アスパラ湯葉巻き 梅の天ぷら 山椒ソース
Thick asparagus stalk slices were wrapped in tofu skin and deep fried. Little pepper berries on top provided some spark. The very hot tempura of pickled plum added a sweet and sour note.
The sake was Sasaichi (Junmai) Yamanashi: “Very smooth and well balanced, using excellent underground water from Mount Fuji.”


Steamed Japanese Yam Custard Soup
Lily Bulb, Taro Potato, Morel Mushroom, Green Pea, Yomogi-Fu

蓬麩 百合根 モリーユ茸 長芋 三度豆 鼈甲あん

The bowl arrived covered with a thin piece of cedar decorated with characters representing fires in the hills above Kyoto as part of an annual Buddhist festival.

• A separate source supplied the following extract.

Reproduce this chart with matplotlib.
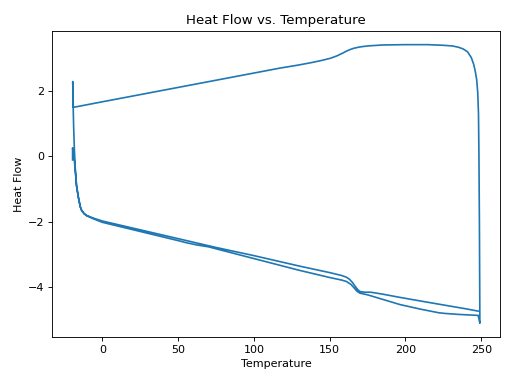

The soup had a gelatinous quality, much appreciated in Japan. The various vegetable pieces added interesting freshness. There was no sake paired with the soup.


Grilled Oden Stew
Daikon Radish, Carrot, Potato, Konnyaku Yam Noodles, Corn-Fu

Steamed Vegetables with Onion Ponzu Sauce
Shiitake Mushroom, Lotus Root, Artichokes, Yellow Onion

Watermelon Jelly


蒸し野菜 玉葱ポン酢


This pretty and elaborate plate was described as our main course when it was served, although it was nowhere near the end. I thought that the stew was an odd choice for August; it was heavy and more appropriate for winter despite the summery green noodle topping. The vegetables cooked en papillote in paper were also winter types, but the effect was lighter, with the aroma of the onion pervading the others. The watermelon jelly, with what seemed to be small apple chunks inside, was more seasonal and enjoyable.
The sake was Denshin Yuki (Junmai Ginjo) Fukui. “Dry, pure and gentle with a fragrant and refreshing taste.”

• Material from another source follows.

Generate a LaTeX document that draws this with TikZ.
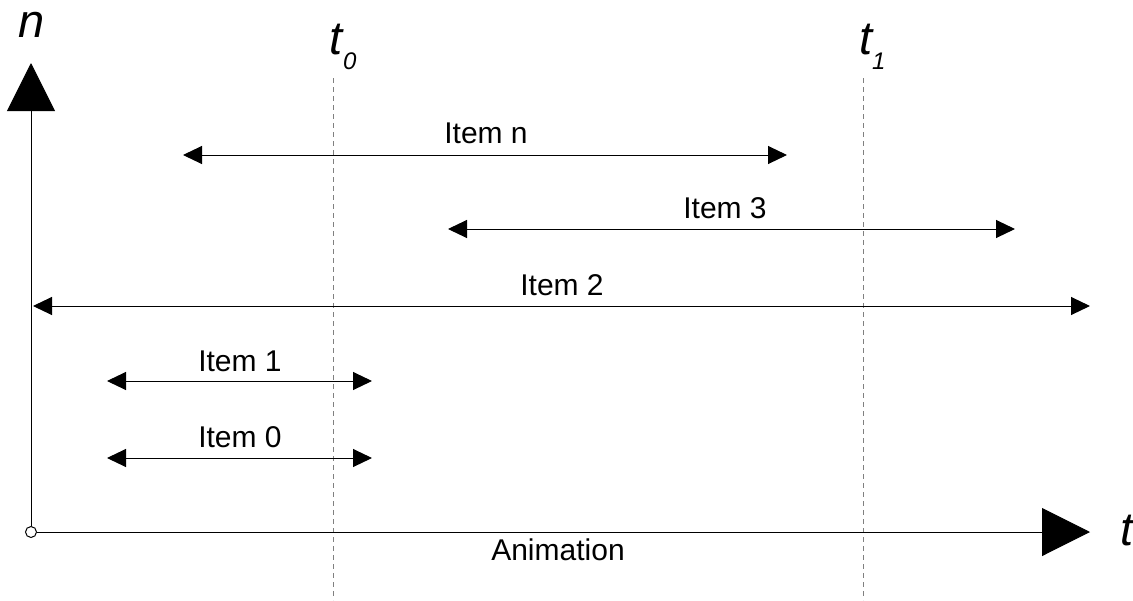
\documentclass[tikz,border=0pt]{standalone}
\usepackage{fontspec}
\setmainfont{Liberation Sans}
\usetikzlibrary{arrows.meta}
\tikzset{
  axis/.style={line width=1pt, -{Triangle[length=48pt,width=48pt]}},
  span/.style={line width=1pt, {Triangle[length=19pt,width=18pt]}-{Triangle[length=19pt,width=18pt]}},
  timeline/.style={line width=0.8pt, gray, dash pattern=on 5pt off 4pt},
  lbl/.style={font=\fontsize{30}{34}\selectfont, inner sep=0pt, anchor=base},
  big/.style={font=\fontsize{47}{50}\selectfont\itshape, inner sep=0pt},
  sub/.style={font=\fontsize{24}{28}\selectfont\itshape, inner sep=0pt}
}
\begin{document}
\begin{tikzpicture}[x=1pt,y=-1pt]
\useasboundingbox (0,0) rectangle (1133,600);
% time markers
\coordinate (t0top) at (333,78);
\coordinate (t0bot) at (333,600);
\coordinate (t1top) at (863,78);
\coordinate (t1bot) at (863,600);
\draw[timeline] (t0top) -- (t0bot);
\draw[timeline] (t1top) -- (t1bot);
\node[big, anchor=base] (t0) at (336,54) {t};
\node[sub, anchor=base west] (t0s) at (343,69) {0};
\node[big, anchor=base] (t1) at (866,54) {t};
\node[sub, anchor=base west] (t1s) at (872,69) {1};
% axes
\node[draw, circle, minimum size=11pt, inner sep=0pt, line width=1pt, fill=white] (o) at (31,532) {};
\coordinate (ytip) at (31,63);
\coordinate (xtip) at (1090,532);
\draw[axis] (o) -- (ytip);
\draw[axis] (o) -- (xtip);
\node[big, anchor=base] (nlab) at (32,37) {n};
\node[big, anchor=base west] (tlab) at (1120,545) {t};
\node[lbl] (anim) at (558,560) {Animation};
% items
\coordinate (na) at (183,155); \coordinate (nb) at (787,155);
\draw[span] (na) -- (nb);
\node[lbl] (ln) at (486,143) {Item n};
\coordinate (3a) at (448,229); \coordinate (3b) at (1015,229);
\draw[span] (3a) -- (3b);
\node[lbl] (l3) at (725,218) {Item 3};
\coordinate (2a) at (33,306); \coordinate (2b) at (1090,306);
\draw[span] (2a) -- (2b);
\node[lbl] (l2) at (562,295) {Item 2};
\coordinate (1a) at (107,381); \coordinate (1b) at (372,381);
\draw[span] (1a) -- (1b);
\node[lbl] (l1) at (240,371) {Item 1};
\coordinate (0a) at (107,458); \coordinate (0b) at (372,458);
\draw[span] (0a) -- (0b);
\node[lbl] (l0) at (240,447) {Item 0};
\end{tikzpicture}
\end{document}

We then shared a special dish of the evening not on the menu:
Fried round Japanese eggplant topped with okra, zucchini, daikon and a generous portion of black summer truffle slices.

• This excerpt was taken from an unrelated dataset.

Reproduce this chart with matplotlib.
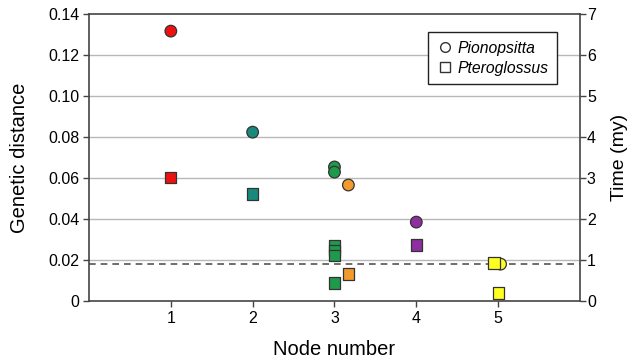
import matplotlib
matplotlib.use("Agg")
import matplotlib.pyplot as plt
from matplotlib.lines import Line2D

plt.rcParams['font.family'] = ['Liberation Sans', 'DejaVu Sans']

# Pionopsitta (circles)
circ_x = [1, 2, 3, 3, 3.17, 4, 5.03]
circ_y = [0.1317, 0.0824, 0.0654, 0.0629, 0.0566, 0.0385, 0.0180]
circ_c = ["#ee1111", "#178a7c", "#1f9a4c", "#1f9a4c", "#f29a2e", "#8e2ea0", "#ffff22"]

# Pteroglossus (squares)
sq_x = [1, 2, 3, 3, 3, 3, 3.17, 4, 4.95, 5]
sq_y = [0.0603, 0.0522, 0.0268, 0.0246, 0.0224, 0.0088, 0.0132, 0.0273, 0.0185, 0.0039]
sq_c = ["#ee1111", "#178a7c", "#1f9a4c", "#1f9a4c", "#1f9a4c", "#1f9a4c", "#f29a2e",
        "#8e2ea0", "#ffff22", "#ffff22"]

threshold = 0.018
yticks = [0, 0.02, 0.04, 0.06, 0.08, 0.10, 0.12, 0.14]
ylabels = ["0", "0.02", "0.04", "0.06", "0.08", "0.10", "0.12", "0.14"]
time_ticks = [0, 1, 2, 3, 4, 5, 6, 7]

fig = plt.figure(figsize=(6.29, 3.62), dpi=100)
ax = fig.add_axes([0.1415, 0.1685, 0.7805, 0.7925])

for y in yticks[1:-1]:
    ax.axhline(y, color="#b8b8b8", lw=1.0, zorder=0)
ax.axhline(threshold, color="#555555", lw=1.2, ls=(0, (4, 3)), zorder=1)

ax.scatter(circ_x, circ_y, s=70, c=circ_c, marker="o", edgecolors="#333333", linewidths=0.9, zorder=3)
ax.scatter(sq_x, sq_y, s=65, c=sq_c, marker="s", edgecolors="#333333", linewidths=0.9, zorder=4)

ax.set_xlim(0, 6)
ax.set_ylim(0, 0.14)
ax.set_xticks([1, 2, 3, 4, 5])
ax.set_yticks(yticks)
ax.set_yticklabels(ylabels)
ax.tick_params(axis="both", labelsize=11.5, color="#444444", length=4, width=1.0, pad=3)
ax.set_xlabel("Node number", fontsize=14.5, labelpad=10)
ax.set_ylabel("Genetic distance", fontsize=14.5, labelpad=14)
for sp in ax.spines.values():
    sp.set_color("#444444")
    sp.set_linewidth(1.2)

ax2 = ax.twinx()
ax2.set_ylim(0, 7)
ax2.set_yticks(time_ticks)
ax2.tick_params(axis="y", labelsize=11.5, color="#444444", length=4, width=1.0, pad=1)
ax2.set_ylabel("Time (my)", fontsize=14, labelpad=11)
for sp in ax2.spines.values():
    sp.set_visible(False)

handles = [
    Line2D([], [], marker="o", ls="none", mfc="white", mec="#333333", ms=7, label="Pionopsitta"),
    Line2D([], [], marker="s", ls="none", mfc="white", mec="#333333", ms=7, label="Pteroglossus"),
]
leg = ax.legend(handles=handles, loc="upper right", bbox_to_anchor=(0.953, 0.937),
                borderaxespad=0,
                prop={"style": "italic", "size": 11.3}, fancybox=False, framealpha=1,
                edgecolor="#222222", handletextpad=0.3, borderpad=0.55, labelspacing=0.3,
                handlelength=1.0)
leg.get_frame().set_linewidth(1.0)

fig.savefig("out.png", dpi=100)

This had nice flavors, but the vegetables were overcooked and mushy. A slice or two of truffle added to each mouthful made the dish more interesting.


Chilled Summer Cucumber
Chinese Cabbage, Housemade Fried Tofu, Ginger, Onion Chive

太胡瓜 白菜 厚揚げ 針生姜 浅葱

The cucumber rounds, cabbage and tofu cube had been cooked and then chilled. They were served on a cold, clear broth and topped with finely jullienned ginger.
The sake was Born (Junmai Daiginjo) Fukui. “Powerful, complex aroma and elegant flavor with dry finish.”


Vegetable Sushi
Cabbage, Daikon Radish, Tomato-Fu

Somen Noodles with Housemade Tomato Sauce

野菜にぎり がり

The three vegetable rounds topped sushi rice as if they were fish.
Somen noodles are thinner than udon and are  traditionally served cold. The fresh tomato sauce was seasonal and good. It was also complementary to the two cold eggplant rounds on top.
Oze no Yukidoke (Junmai) Gunma: “Super dry with full body; perfect pair with food.”


Kabocha Squash Pudding
Lotus Root Donut, Lotus Seeds

カボチャしるこ 蓮根団子 蓮の実

The “pudding” was made with Kabocha squash, which is a winter vegetable. The lotus seed and donut hole  added interest. We were asked to alternate spoonfuls of the dessert with bites of the yuzu skin cooked in miso, which was a nice sweet and sour alternation.


 Matcha with Candies by Kyoto Shioyoshiken

抹茶とお干菓子 京都塩芳軒より

The candies were quite sweet; the green tea was very frothy and good.

We enjoyed the meal, but were disappointed that it was not at the level of the meals we have had before under the previous chef. The number of out of season vegetables was surprising. The new chef should have adapted to what he can find in New York by now. He is close to the Union Square Green Market which is a source for many New York chefs. One can find fresh Japanese produce, such as shishito and fushimi peppers, there. An August menu without sweet corn is a mistake which the previous chef did not make.

Our waitress told us that Kajitsu will be moving this winter to a new location in East Midtown. It will be a two story restaurant with lunch served on the ground floor. We are looking forward to the change and will try it again in hopes that the new chef has settled in and reached the level of the former chef.